I think one of the things I learned was that if you are forced to give your abuser access to your children, the children are likely to be abused by him themselves, or they are likely to start admiring and copying him. I’ve known plenty of women in both situations, dealing with either the abuse of their children by a man they warned the court about, or their children beginning to copy abusive and misogynistic behaviours from Dad (who is being held as a positive influence).
That has to be some of the darkest and hardest times for women in these situations. Especially for those women whose children become abusive towards them because they mirror Dad’s behaviours and attitudes towards their Mum.
It’s pretty bleak. It doesn’t feel much has changed since I was in this situation many years ago.
I hope for change. There is growing activism around the family court system, and the trauma of coparenting with a perpetrator. More and more women are finding projects such as #TheCourtSaid.
Claire Waxman, Victims Commissioner, has repeatedly called out the failure of the family court system, and the way women will be controlled and abused by men using processes and hearings about their children.
In 2020, she gave a statement to the press following the publication of the Family Courts report:
"The pro-contact culture has driven much of the harm we see being done in family court decisions and we cannot wait for the further review on the presumption of parental involvement when we know too many lives are at risk of serious harm now.
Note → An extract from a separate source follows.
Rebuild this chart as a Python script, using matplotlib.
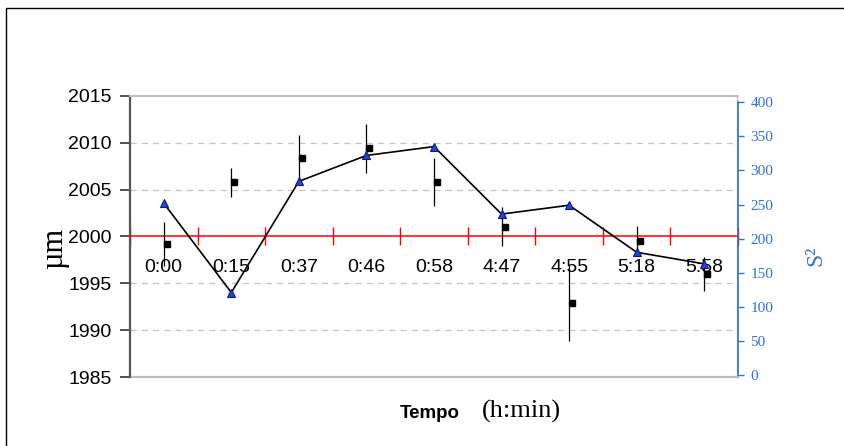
import numpy as np
import matplotlib
matplotlib.use('Agg')
import matplotlib.pyplot as plt
import matplotlib.patches as patches

# Data
times = ['0:00', '0:15', '0:37', '0:46', '0:58', '4:47', '4:55', '5:18', '5:58']
mean_um = [1999.2, 2005.8, 2008.4, 2009.4, 2005.8, 2001.05, 1992.9, 1999.5, 1996.0]
err_um = [2.4, 1.55, 2.4, 2.6, 2.55, 2.1, 4.1, 1.6, 1.8]
variance_s2 = [252, 121, 284, 322, 335, 236, 249, 180, 163]
left_ticks = [1985, 1990, 1995, 2000, 2005, 2010, 2015]
right_ticks = [0, 50, 100, 150, 200, 250, 300, 350, 400]

SANS = 'Liberation Sans'
SERIF = 'Liberation Serif'
BLUE_AX = '#2f72d0'
GRID_GRAY = '#c4c4c4'

fig = plt.figure(figsize=(8.45, 4.46), dpi=100)
ax = fig.add_axes([0.1538, 0.1547, 0.7196, 0.6301])
ax2 = ax.twinx()

x = np.arange(len(times))

# squares + error bars (left axis)
ax.errorbar(x, mean_um, yerr=err_um, fmt='none', ecolor='black',
            elinewidth=0.9, capsize=0, zorder=3)
ax.plot(x + 0.045, mean_um, 's', color='black', markersize=4.2, zorder=4)

ax.set_xlim(-0.5, len(times) - 0.5)
ax.set_ylim(1985, 2015)
ax.set_yticks(left_ticks)
ax.set_yticklabels([str(v) for v in left_ticks], fontfamily=SANS, fontsize=14)

# dashed grid, skip the 2000 line (red axis) and the borders
for v in left_ticks[1:-1]:
    if v != 2000:
        ax.axhline(v, color=GRID_GRAY, linestyle=(0, (5, 4)), linewidth=0.9, zorder=1)

# x axis sits on 2000 in red
ax.spines['bottom'].set_position(('data', 2000))
ax.spines['bottom'].set_color('red')
ax.spines['bottom'].set_linewidth(1.1)
ax.set_xticks(x)
ax.set_xticklabels(times, fontfamily=SANS, fontsize=14)
ax.tick_params(axis='x', which='major', length=0, pad=16)
ax.set_xticks(np.arange(-0.5, len(times)), minor=True)
ax.tick_params(axis='x', which='minor', direction='inout', length=13,
               color='red', width=1.0)

ax.spines['left'].set_color('#555555')
ax.spines['left'].set_linewidth(1.6)
ax.tick_params(axis='y', direction='out', length=7, width=1.2, color='#333333', pad=6)
ax.spines['top'].set_color('#bdbdbd')
ax.spines['top'].set_linewidth(1.4)
ax.spines['right'].set_visible(False)
ax.axhline(1985, color='#bdbdbd', linewidth=1.6, clip_on=False, zorder=2)
ax.axvline(len(times) - 0.5, color='#bdbdbd', linewidth=1.6, zorder=2)

ax.text(-0.124, 0.459, 'µm', transform=ax.transAxes, fontfamily=SERIF, fontsize=22,
        rotation=90, ha='center', va='center')

# triangles + line (right axis, S^2)
ax2.plot(x, variance_s2, '-', color='black', linewidth=1.2, zorder=3)
ax2.plot(x, variance_s2, '^', markerfacecolor='#2446d6', markeredgecolor='#0a1a80',
         markersize=6.0, markeredgewidth=0.8, linestyle='none', zorder=4)
ax2.set_ylim(-2.9, 409.2)
ax2.set_yticks(right_ticks)
ax2.set_yticklabels([str(v) for v in right_ticks], fontfamily=SERIF, fontsize=11,
                    color=BLUE_AX)
ax2.tick_params(axis='y', direction='out', length=4, width=1.0, color=BLUE_AX, pad=5)
ax2.spines['right'].set_color(BLUE_AX)
ax2.spines['right'].set_linewidth(1.2)
ax2.spines['right'].set_bounds(0, 400)
for side in ['top', 'bottom', 'left']:
    ax2.spines[side].set_visible(False)
ax2.text(1.128, 0.43, 'S²', transform=ax2.transAxes, fontfamily=SERIF, fontsize=17,
         color='#3b6fd4', rotation=90, ha='center', va='center')

# x axis title
fig.text(0.473, 0.0628, 'Tempo', fontfamily=SANS, fontweight='bold', fontsize=13.5,
         va='baseline')
fig.text(0.570, 0.0628, '(h:min)', fontfamily=SERIF, fontsize=19, va='baseline')

# outer chart border
fig.patches.append(patches.Rectangle((0.0071, -0.02), 1.1, 1.002, transform=fig.transFigure,
                                     fill=False, edgecolor='black', linewidth=1.0))

fig.savefig('out.png', dpi=100)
Crucially, the courts should not allow parental responsibility or contact with the perpetrator when they have a conviction, are subject to a restraining order, or where it's been proven that they pose a serious risk of harm to that individual and the child.”
I remember reading that and sighing with relief that we had a woman in a position of authority who truly understood, and was willing to speak out about how ‘contact at all costs’ - really is at all costs.